Uma resposta poderia ser elevar os requerimentos de capital de maneira contrária ao ciclo econômico, em resposta ao crescimento do crédito, como sugeriram os professores Charles Goodhart e Avinash Persaud. Eles também sugeriram um limite para a relação máxima entre empréstimo e valor, em caso de hipotecas. White acrescenta a isso a necessidade de uma política monetária mais firme.
Essas idéias são razoáveis. No entanto, como aponta White, a força da pressão contra a idéia de "levar a bebida embora no começo da festa", na famosa definição de William McChesney Martin, ex-presidente do Federal Reserve, é formidável. Além da inércia burocrática, ações como essa estão sujeitas tanto a incertezas inevitáveis sobre os perigos das atuais tendências quanto à resistência de interesses privados.
Além disso, as autoridades correm o constante perigo de perder de vista o bosque sistêmico por conta das árvores institucionais. Eu acrescentaria ainda o simples fato de que a política monetária dos EUA sofre restrições criadas pela política monetária e cambial de terceiros, especialmente a China.

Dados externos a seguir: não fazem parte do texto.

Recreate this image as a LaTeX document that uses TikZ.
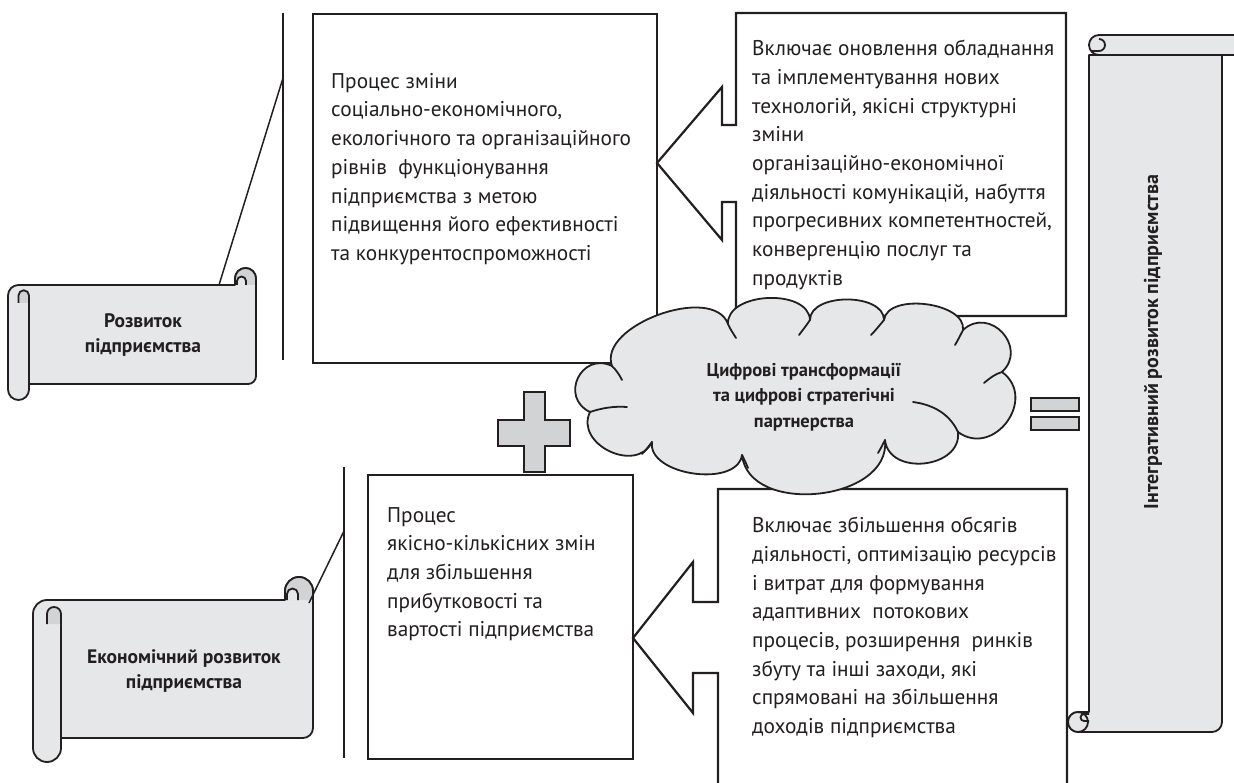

Ao final, nos resta um dilema. Por um lado, temos um setor bancário que demonstrou a capacidade de gerar crises imensas devido a incentivos para que assuma riscos subestimados. Por outro lado, nos falta vontade e até capacidade para regulamentá-lo.
Mas não resta outra alternativa óbvia a não ser tentar fazê-lo. Um setor financeiro que gera imensas recompensas para os privilegiados e crises repetidas para centenas de milhões de espectadores inocentes é inaceitável politicamente no longo prazo. Aqueles que desejam que a globalização conduzida pela economia de mercado prospere reconhecerão que este é seu calcanhar de Aquiles. Ação efetiva precisa ser tomada já, antes que chegue uma crise mundial ainda maior.